The thing every Wallaby wants to change on the next World Cup jersey

Rugby World Cup
by Iain Payten

Jersey launches usually follow a predictable pattern.

First comes the smoke and the spotlights, some pump-up music and then officials browse through the social media feedback from the safety of their sand-bagged bunker. 

For a day or two tends the reaction tends to be, well, emotional. Then people mellow and by the time the tournament rolls around, we’re pretty much on board.

Throw in a winning run and hey, we even grew to love the 2015 shoulder patch.

But somewhere back at the jersey launch will also be the design guru, walking through the latest hi-tech features and those all-important one-percenters.

The 2019 Wallabies’ World Cup jersey has silicon grip hexagons, for "improved ball control catching and carrying”. The side panels are different material to maximise grip for forwards at maul and scrum time.

And this year, players were even involved in creating and designing the jersey, with each man being individually fitted after undergoing “3D measurement and fitting”.

General warning front rowers: put down the second party pie, those babies are snug.

But for all their input and colloboration into the design and look of the 2019 jersey, it’s not the one they want to change.

What every single Wallabies player who goes to the 2019 World Cup wants to do is change the next one. The 2023 jersey.

Just like John Eales, David Campese, Michael Lynagh and Stephen Larkham - and the rest of their 1991 and 1999 crews - did for this one.

When the 2023 World Cup jersey is being designed, the Wallabies want to add one more number on the right sleeve: 2019.

Since the 2007 Rugby World Cup, nations who’ve won the William Webb Ellis Cup have been able to display a trophy and their victorious year on the right sleeve of their World Cup jersey.

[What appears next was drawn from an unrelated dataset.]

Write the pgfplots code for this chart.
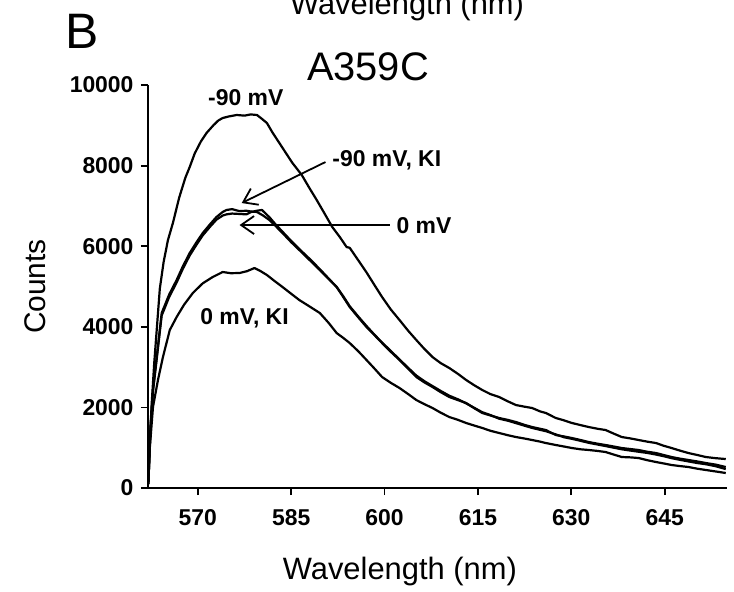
\documentclass[border=0pt]{standalone}
\usepackage{pgfplots}
\pgfplotsset{compat=1.18}
\usepackage{fontspec}
\setmainfont{Liberation Sans}
\usetikzlibrary{arrows.meta}

\begin{document}
\begin{tikzpicture}
\path[use as bounding box] (0bp,0bp) rectangle (734bp,-592bp);
\begin{axis}[
  at={(148bp,-488bp)}, anchor=south west,
  scale only axis, width=579bp, height=403bp,
  xmin=562, xmax=655, ymin=0, ymax=10000,
  axis x line*=bottom, axis y line*=left,
  axis line style={line width=2bp, black},
  tick align=outside, major tick length=7bp,
  every tick/.style={line width=1.8bp, black},
  xtick={570,585,...,645}, ytick={0,2000,...,10000},
  scaled y ticks=false, scaled x ticks=false,
  /pgf/number format/assume math mode=true,
  /pgf/number format/set thousands separator={},
  ticklabel style={font=\fontsize{23}{23}\selectfont\bfseries},
  xticklabel style={yshift=-11bp},
  yticklabel style={xshift=-4bp},
  title={A359C},
  title style={font=\fontsize{40}{40}\selectfont, at={(axis description cs:0.38,0.9975)}, anchor=base, inner sep=0pt},
  xlabel={Wavelength (nm)},
  xlabel style={font=\fontsize{31}{31}\selectfont, at={(axis description cs:0.435,-0.226)}, anchor=base, inner sep=0pt},
  ylabel={Counts},
  ylabel style={font=\fontsize{30}{30}\selectfont, at={(axis description cs:-0.195,0.5)}, anchor=center, inner sep=0pt},
  cycle list={black,mark=none,line width=2.2bp,line join=round\\},
]
% -90 mV
\addplot coordinates {
(562.05,100) (562.3,1200) (562.6,2110) (563.0,3100) (563.4,3920) (563.9,4950) (564.5,5600) (565.2,6150)
(566.0,6576) (567.0,7200) (568.0,7700) (568.7,7965) (569.5,8300) (570.5,8600) (571.4,8809) (572.5,9000)
(573.3,9120) (574.0,9181) (575.0,9220) (576.25,9256) (577.5,9240) (578.5,9270) (579.5,9256) (580.3,9160)
(581.1,9057) (582.0,8820) (583.1,8561) (584.2,8300) (585.2,8065) (586.7,7767) (587.9,7450) (589.1,7146)
(590.4,6800) (591.6,6476) (592.8,6230) (593.9,5980) (594.4,5960) (596.0,5600) (597.1,5350) (598.4,5030)
(599.6,4739) (601.0,4430) (602.4,4168) (603.8,3900) (605.1,3672) (606.4,3450) (607.7,3250) (609.0,3100)
(610.4,2977) (611.8,2830) (613.1,2680) (614.4,2550) (615.7,2431) (617.0,2330) (618.4,2258) (619.8,2150)
(621.1,2059) (622.4,2020) (623.7,1985) (625.0,1900) (625.9,1861) (627.5,1737) (628.8,1680) (630.1,1613)
(631.5,1560) (632.8,1513) (634.2,1470) (635.5,1439) (636.8,1350) (638.1,1265) (639.5,1230) (640.8,1191)
(642.2,1150) (643.6,1116) (644.8,1050) (646.1,992) (647.4,930) (648.8,868) (650.2,820) (651.6,769)
(653.2,740) (654.8,719)
};
% -90 mV, KI
\addplot coordinates {
(562.05,100) (562.4,1500) (562.8,2430) (563.4,3250) (564.2,4342) (565.4,4800) (566.6,5161) (567.6,5500)
(568.7,5831) (569.8,6100) (570.8,6328) (572.0,6550) (573.0,6725) (574.0,6850) (574.6,6898) (575.5,6920)
(576.7,6870) (577.8,6880) (578.6,6860) (579.5,6849) (580.5,6760) (581.5,6650) (582.5,6500) (583.6,6328)
(585.0,6100) (586.3,5906) (588.0,5650) (589.6,5409) (591.0,5190) (592.3,4988) (593.4,4730) (594.4,4491)
(595.8,4230) (597.1,3994) (598.4,3790) (599.6,3597) (601.0,3380) (602.4,3176) (603.8,2960) (605.1,2754)
(606.4,2620) (607.7,2506) (609.0,2380) (610.4,2258) (611.8,2180) (613.1,2109) (614.4,1980) (615.7,1861)
(617.0,1800) (618.4,1737) (619.8,1690) (621.1,1637) (622.4,1570) (623.7,1513) (625.9,1439) (627.5,1315)
(628.8,1280) (630.1,1240) (631.5,1190) (632.8,1141) (634.2,1100) (635.5,1067) (636.8,1030) (638.1,992)
(640.8,943) (642.2,900) (643.6,868) (644.8,820) (646.1,769) (647.4,730) (648.8,695) (650.2,660)
(651.6,620) (653.2,580) (654.8,521)
};
% 0 mV
\addplot coordinates {
(562.05,100) (562.4,1450) (562.8,2400) (563.4,3200) (564.2,4280) (565.4,4740) (566.6,5100) (567.6,5440)
(568.7,5770) (569.8,6040) (570.8,6270) (572.0,6490) (573.0,6660) (574.0,6760) (574.6,6790) (575.5,6810)
(576.7,6800) (577.8,6790) (578.6,6850) (579.5,6880) (580.3,6900) (581.5,6720) (582.5,6540) (583.6,6360)
(585.0,6130) (586.3,5930) (588.0,5680) (589.6,5430) (591.0,5200) (592.3,4990) (593.4,4750) (594.4,4510)
(595.8,4250) (597.1,4020) (598.4,3800) (599.6,3610) (601.0,3400) (602.4,3190) (603.8,2980) (605.1,2790)
(606.4,2650) (607.7,2530) (609.0,2410) (610.4,2290) (611.8,2200) (613.1,2100) (614.4,1990) (615.7,1880)
(617.0,1810) (618.4,1720) (619.8,1670) (621.1,1610) (622.4,1550) (623.7,1490) (625.9,1410) (627.5,1330)
(628.8,1260) (630.1,1220) (631.5,1170) (632.8,1120) (634.2,1080) (635.5,1040) (636.8,1000) (638.1,960)
(640.8,900) (642.2,870) (643.6,830) (644.8,790) (646.1,740) (647.4,700) (648.8,660) (650.2,620)
(651.6,590) (653.2,540) (654.8,470)
};
% 0 mV, KI
\addplot coordinates {
(562.05,100) (562.3,1017) (562.8,2010) (563.6,2680) (564.4,3250) (565.5,3920) (566.6,4243) (567.8,4550)
(569.2,4839) (570.8,5080) (572.4,5236) (574.0,5360) (575.3,5330) (576.7,5335) (577.9,5380) (579.1,5459)
(580.1,5380) (581.1,5285) (582.3,5140) (583.6,4988) (585.0,4820) (586.3,4665) (588.0,4500) (589.6,4342)
(591.0,4100) (592.3,3846) (593.4,3720) (594.4,3597) (595.8,3390) (597.1,3176) (598.4,2960) (599.6,2754)
(601.0,2610) (602.4,2481) (603.8,2330) (605.1,2183) (606.4,2080) (607.7,1985) (609.0,1870) (610.4,1761)
(611.8,1690) (613.1,1613) (614.4,1550) (615.7,1489) (617.0,1420) (618.4,1365) (619.8,1310) (621.1,1265)
(622.4,1230) (623.7,1191) (625.0,1150) (625.9,1116) (627.5,1067) (628.8,1030) (630.1,992) (631.5,960)
(632.8,943) (634.2,920) (635.5,893) (636.8,830) (638.1,769) (639.5,760) (640.8,744) (642.2,690)
(643.6,645) (644.8,610) (646.1,571) (647.4,545) (648.8,521) (650.2,480) (651.6,447) (653.2,410)
(654.8,372)
};
\node[font=\fontsize{23}{23}\selectfont\bfseries, inner sep=0pt] at (axis cs:577.7,9676) {-90 mV};
\node[font=\fontsize{23}{23}\selectfont\bfseries, inner sep=0pt, anchor=west] at (axis cs:591.6,8138) {-90 mV, KI};
\node[font=\fontsize{23}{23}\selectfont\bfseries, inner sep=0pt, anchor=west] at (axis cs:601.9,6500) {0 mV};
\node[font=\fontsize{23}{23}\selectfont\bfseries, inner sep=0pt] at (axis cs:577.5,4218) {0 mV, KI};
\draw[line width=1.8bp, -{Straight Barb[length=13bp,width=18bp]}] (axis cs:590.5,8088) -- (axis cs:577.05,7071);
\draw[line width=1.8bp, -{Straight Barb[length=13bp,width=18bp]}] (axis cs:600.8,6525) -- (axis cs:576.7,6525);
\end{axis}
\node[font=\fontsize{50}{50}\selectfont, anchor=base, inner sep=0pt] at (82.5bp,-48bp) {B};
\node[font=\fontsize{31}{31}\selectfont, anchor=base, inner sep=0pt] at (407bp,-14bp) {Wavelength (nm)};
\end{tikzpicture}
\end{document}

It is rugby’s version of the World Cup-winning football team jerseys, who traditionally add stars above their crest every time they win soccer’s biggest prize.

Australia were the first to have a second year added beneath the silhouetted trophy - 1991 and 1999 - and by the time South Africa got to the 2011 tournament, they did too. 

New Zealand had lonely old 1987 for a while but now have three victorious campaigns on their sleeve, and they’re favourites to add a fourth in 2019.

Many nations still have a blank sleeve, and it’s a toss-up which brings more pressure heading into the World Cup: those teams yet to make their mark in World Cup history, or for those who have.

Those who walk into every World Cup fixture with the visible challenge of living up to their beloved predecessors.

So, you ask some Wallabies. Those two World Cups on your sleeve - inspiring or imposing?

"I reckon it is inspirational,” Lukhan Salakaia-Loto says.

"Not just for players but also for the fans who go and buy the jerseys. Many will have great memories or maybe they just proud that their country won two World Cups."

For a majority of the likely Wallabies squad who were either babies or not even born yet, there are no memories of the 1991 Rugby World Cup.

"But you always hear about those two World Cup winning teams, and how good they were,” Nick Phipps said.

"Not just as the World Cup but years either side as well. You’d love to be remembered like that, and to add your Cup and your history to the jersey.”

Ned Hanigan agrees. Wearing Wallabies' history on your shirt would be a constant reminder of the privilege given to those lucky few selected to go to a World Cup, he says. 

“And for us as players, to hopefully have 2019 on the next one would be pretty cool and something you would be able to look at forever with huge pride,” Hanigan said.

For Wallabies captain Michael Hooper, there exists not only a chance to be part of a team who adds another trophy to the 2023 sleeve, but to lift the trophy later this year.

"It’s an inspirational thing to see them on the jersey,” Hooper said.

"I have such fond memories of the 2015 World Cup and we didn’t win it. So imagine going one step further, how that would feel?

"I still remember parts of 1999, and definitely 2003 pretty vividly. 

"It doesn’t escape anyone that we have a great opportunity to do a great thing later this year.

"The guys who won World Cups are immortalised on the jersey here, and we’re privileged to carry them with us into another campaign."